* Problem to work on *
Output the first line of the listing and each line after it, up to and including the line that contains "minimum width=265pt, minimum", exactly as written, minus the pictures.
___
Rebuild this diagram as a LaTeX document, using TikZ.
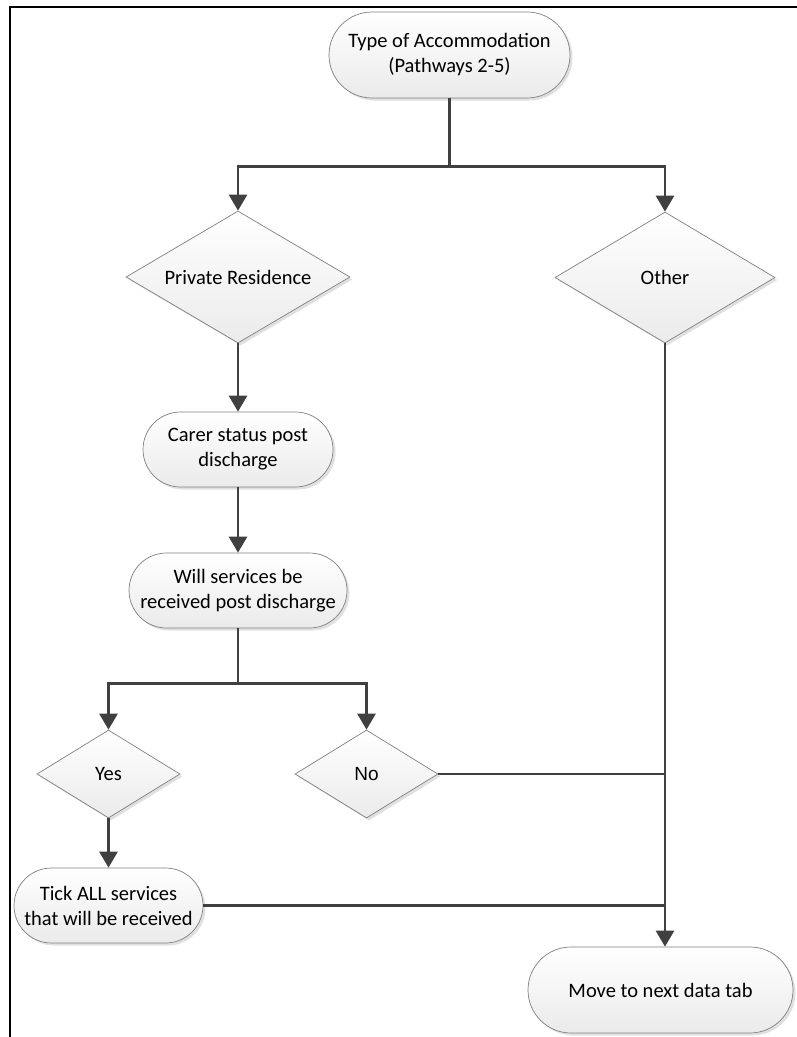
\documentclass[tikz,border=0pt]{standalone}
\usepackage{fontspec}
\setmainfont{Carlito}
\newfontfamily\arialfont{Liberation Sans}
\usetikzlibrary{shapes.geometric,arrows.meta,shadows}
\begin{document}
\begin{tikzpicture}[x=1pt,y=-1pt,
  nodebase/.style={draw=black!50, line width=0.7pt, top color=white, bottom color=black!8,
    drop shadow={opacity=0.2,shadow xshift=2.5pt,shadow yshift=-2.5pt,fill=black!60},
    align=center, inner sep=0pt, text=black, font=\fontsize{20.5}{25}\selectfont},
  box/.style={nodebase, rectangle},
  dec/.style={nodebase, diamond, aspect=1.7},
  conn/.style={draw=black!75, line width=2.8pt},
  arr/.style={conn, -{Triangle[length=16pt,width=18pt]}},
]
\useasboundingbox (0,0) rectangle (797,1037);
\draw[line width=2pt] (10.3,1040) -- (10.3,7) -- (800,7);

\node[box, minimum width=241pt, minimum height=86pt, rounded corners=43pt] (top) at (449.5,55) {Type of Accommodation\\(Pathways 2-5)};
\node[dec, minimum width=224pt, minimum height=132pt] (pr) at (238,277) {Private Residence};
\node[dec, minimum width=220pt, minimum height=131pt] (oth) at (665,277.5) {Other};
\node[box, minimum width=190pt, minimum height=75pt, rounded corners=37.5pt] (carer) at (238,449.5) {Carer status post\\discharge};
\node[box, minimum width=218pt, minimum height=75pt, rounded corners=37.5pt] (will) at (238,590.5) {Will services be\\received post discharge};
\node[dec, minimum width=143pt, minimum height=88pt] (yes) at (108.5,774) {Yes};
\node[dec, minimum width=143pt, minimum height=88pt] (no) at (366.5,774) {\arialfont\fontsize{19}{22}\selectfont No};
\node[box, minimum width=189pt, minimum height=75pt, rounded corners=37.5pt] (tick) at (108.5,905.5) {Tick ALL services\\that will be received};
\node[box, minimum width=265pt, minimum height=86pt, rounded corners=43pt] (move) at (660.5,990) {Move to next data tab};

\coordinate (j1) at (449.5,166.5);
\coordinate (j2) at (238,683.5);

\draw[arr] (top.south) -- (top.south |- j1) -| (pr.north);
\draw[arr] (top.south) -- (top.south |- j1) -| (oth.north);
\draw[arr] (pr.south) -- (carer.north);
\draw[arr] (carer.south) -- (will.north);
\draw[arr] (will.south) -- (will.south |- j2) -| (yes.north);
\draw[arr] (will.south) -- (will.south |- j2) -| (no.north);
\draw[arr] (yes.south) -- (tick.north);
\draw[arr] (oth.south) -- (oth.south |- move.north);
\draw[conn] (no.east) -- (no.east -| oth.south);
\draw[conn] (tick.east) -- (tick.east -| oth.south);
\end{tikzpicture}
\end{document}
___
* Task result *
Rebuild this diagram as a LaTeX document, using TikZ.
\documentclass[tikz,border=0pt]{standalone}
\usepackage{fontspec}
\setmainfont{Carlito}
\newfontfamily\arialfont{Liberation Sans}
\usetikzlibrary{shapes.geometric,arrows.meta,shadows}
\begin{document}
\begin{tikzpicture}[x=1pt,y=-1pt,
  nodebase/.style={draw=black!50, line width=0.7pt, top color=white, bottom color=black!8,
    drop shadow={opacity=0.2,shadow xshift=2.5pt,shadow yshift=-2.5pt,fill=black!60},
    align=center, inner sep=0pt, text=black, font=\fontsize{20.5}{25}\selectfont},
  box/.style={nodebase, rectangle},
  dec/.style={nodebase, diamond, aspect=1.7},
  conn/.style={draw=black!75, line width=2.8pt},
  arr/.style={conn, -{Triangle[length=16pt,width=18pt]}},
]
\useasboundingbox (0,0) rectangle (797,1037);
\draw[line width=2pt] (10.3,1040) -- (10.3,7) -- (800,7);

\node[box, minimum width=241pt, minimum height=86pt, rounded corners=43pt] (top) at (449.5,55) {Type of Accommodation\\(Pathways 2-5)};
\node[dec, minimum width=224pt, minimum height=132pt] (pr) at (238,277) {Private Residence};
\node[dec, minimum width=220pt, minimum height=131pt] (oth) at (665,277.5) {Other};
\node[box, minimum width=190pt, minimum height=75pt, rounded corners=37.5pt] (carer) at (238,449.5) {Carer status post\\discharge};
\node[box, minimum width=218pt, minimum height=75pt, rounded corners=37.5pt] (will) at (238,590.5) {Will services be\\received post discharge};
\node[dec, minimum width=143pt, minimum height=88pt] (yes) at (108.5,774) {Yes};
\node[dec, minimum width=143pt, minimum height=88pt] (no) at (366.5,774) {\arialfont\fontsize{19}{22}\selectfont No};
\node[box, minimum width=189pt, minimum height=75pt, rounded corners=37.5pt] (tick) at (108.5,905.5) {Tick ALL services\\that will be received};
\node[box, minimum width=265pt, minimum height=86pt, rounded corners=43pt] (move) at (660.5,990) {Move to next data tab};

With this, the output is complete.